Exercise directions →
Repeat, please, only the lines from the top of the data down to the line with "const pairs = (ys: number[])"; include both of those lines.
Begin Raw data
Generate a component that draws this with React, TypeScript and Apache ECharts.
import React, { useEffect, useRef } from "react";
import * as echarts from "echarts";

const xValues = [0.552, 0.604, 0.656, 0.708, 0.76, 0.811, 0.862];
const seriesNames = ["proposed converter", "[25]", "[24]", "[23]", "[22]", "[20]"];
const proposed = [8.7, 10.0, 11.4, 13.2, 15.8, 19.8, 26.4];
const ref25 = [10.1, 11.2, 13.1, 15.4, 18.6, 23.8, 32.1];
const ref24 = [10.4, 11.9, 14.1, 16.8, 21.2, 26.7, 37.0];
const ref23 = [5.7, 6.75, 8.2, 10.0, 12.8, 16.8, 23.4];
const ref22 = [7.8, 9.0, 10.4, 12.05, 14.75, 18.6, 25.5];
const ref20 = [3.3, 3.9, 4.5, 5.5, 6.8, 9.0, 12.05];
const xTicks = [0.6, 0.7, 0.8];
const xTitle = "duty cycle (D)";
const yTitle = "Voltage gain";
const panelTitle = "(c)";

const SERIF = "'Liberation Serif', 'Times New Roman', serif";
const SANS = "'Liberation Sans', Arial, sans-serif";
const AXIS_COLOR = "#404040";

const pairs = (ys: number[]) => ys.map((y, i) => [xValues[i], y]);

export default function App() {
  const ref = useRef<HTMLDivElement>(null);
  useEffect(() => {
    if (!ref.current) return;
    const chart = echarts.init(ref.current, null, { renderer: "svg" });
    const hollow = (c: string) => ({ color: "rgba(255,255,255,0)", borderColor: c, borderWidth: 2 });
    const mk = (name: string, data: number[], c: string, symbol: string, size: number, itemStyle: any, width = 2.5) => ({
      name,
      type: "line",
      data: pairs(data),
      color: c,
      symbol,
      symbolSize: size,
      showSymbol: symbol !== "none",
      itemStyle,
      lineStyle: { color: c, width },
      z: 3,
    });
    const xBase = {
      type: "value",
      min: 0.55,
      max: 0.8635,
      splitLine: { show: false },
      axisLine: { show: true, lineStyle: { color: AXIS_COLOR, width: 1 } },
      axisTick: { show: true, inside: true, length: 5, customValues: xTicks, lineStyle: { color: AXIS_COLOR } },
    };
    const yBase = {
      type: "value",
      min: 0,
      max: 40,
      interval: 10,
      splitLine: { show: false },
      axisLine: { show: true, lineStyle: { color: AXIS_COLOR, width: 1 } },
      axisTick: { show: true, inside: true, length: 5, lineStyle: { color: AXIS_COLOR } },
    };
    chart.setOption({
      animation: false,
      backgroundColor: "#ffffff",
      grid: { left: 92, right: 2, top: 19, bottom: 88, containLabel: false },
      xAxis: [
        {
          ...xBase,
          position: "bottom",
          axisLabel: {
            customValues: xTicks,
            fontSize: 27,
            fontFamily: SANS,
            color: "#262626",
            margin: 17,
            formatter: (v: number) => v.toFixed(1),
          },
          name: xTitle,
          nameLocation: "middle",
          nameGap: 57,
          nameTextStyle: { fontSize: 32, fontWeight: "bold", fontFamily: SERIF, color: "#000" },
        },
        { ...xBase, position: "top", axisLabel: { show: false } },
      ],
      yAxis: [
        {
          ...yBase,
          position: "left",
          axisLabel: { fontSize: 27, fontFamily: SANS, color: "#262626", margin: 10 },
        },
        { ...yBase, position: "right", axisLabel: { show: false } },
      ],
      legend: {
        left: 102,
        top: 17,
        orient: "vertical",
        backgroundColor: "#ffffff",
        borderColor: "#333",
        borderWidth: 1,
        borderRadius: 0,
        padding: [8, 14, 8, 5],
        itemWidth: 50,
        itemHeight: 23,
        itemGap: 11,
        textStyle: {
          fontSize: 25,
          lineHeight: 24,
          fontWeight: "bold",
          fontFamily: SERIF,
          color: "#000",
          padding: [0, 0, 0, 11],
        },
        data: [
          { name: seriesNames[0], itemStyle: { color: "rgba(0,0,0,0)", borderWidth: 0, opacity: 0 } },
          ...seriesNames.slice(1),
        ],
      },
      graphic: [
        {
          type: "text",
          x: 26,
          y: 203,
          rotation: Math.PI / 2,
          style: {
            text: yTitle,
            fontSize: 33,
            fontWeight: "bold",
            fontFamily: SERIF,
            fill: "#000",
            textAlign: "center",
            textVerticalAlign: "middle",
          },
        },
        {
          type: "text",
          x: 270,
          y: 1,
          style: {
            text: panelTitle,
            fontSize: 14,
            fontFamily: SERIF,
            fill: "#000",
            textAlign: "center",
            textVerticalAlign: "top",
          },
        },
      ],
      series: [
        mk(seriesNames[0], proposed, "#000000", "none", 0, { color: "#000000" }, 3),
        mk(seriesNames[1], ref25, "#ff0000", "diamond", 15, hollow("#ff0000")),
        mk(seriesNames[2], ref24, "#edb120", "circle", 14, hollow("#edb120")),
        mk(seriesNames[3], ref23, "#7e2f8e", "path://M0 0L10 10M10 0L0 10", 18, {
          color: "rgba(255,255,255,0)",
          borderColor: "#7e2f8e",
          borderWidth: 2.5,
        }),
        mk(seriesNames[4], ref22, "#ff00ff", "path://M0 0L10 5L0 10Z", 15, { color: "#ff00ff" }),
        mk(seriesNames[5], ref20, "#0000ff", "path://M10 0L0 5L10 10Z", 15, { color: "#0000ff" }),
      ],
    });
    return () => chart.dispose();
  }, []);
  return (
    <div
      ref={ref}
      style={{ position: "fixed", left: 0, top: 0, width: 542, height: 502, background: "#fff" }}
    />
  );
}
End Raw data
Complete output →
Generate a component that draws this with React, TypeScript and Apache ECharts.
import React, { useEffect, useRef } from "react";
import * as echarts from "echarts";

const xValues = [0.552, 0.604, 0.656, 0.708, 0.76, 0.811, 0.862];
const seriesNames = ["proposed converter", "[25]", "[24]", "[23]", "[22]", "[20]"];
const proposed = [8.7, 10.0, 11.4, 13.2, 15.8, 19.8, 26.4];
const ref25 = [10.1, 11.2, 13.1, 15.4, 18.6, 23.8, 32.1];
const ref24 = [10.4, 11.9, 14.1, 16.8, 21.2, 26.7, 37.0];
const ref23 = [5.7, 6.75, 8.2, 10.0, 12.8, 16.8, 23.4];
const ref22 = [7.8, 9.0, 10.4, 12.05, 14.75, 18.6, 25.5];
const ref20 = [3.3, 3.9, 4.5, 5.5, 6.8, 9.0, 12.05];
const xTicks = [0.6, 0.7, 0.8];
const xTitle = "duty cycle (D)";
const yTitle = "Voltage gain";
const panelTitle = "(c)";

const SERIF = "'Liberation Serif', 'Times New Roman', serif";
const SANS = "'Liberation Sans', Arial, sans-serif";
const AXIS_COLOR = "#404040";

const pairs = (ys: number[]) => ys.map((y, i) => [xValues[i], y]);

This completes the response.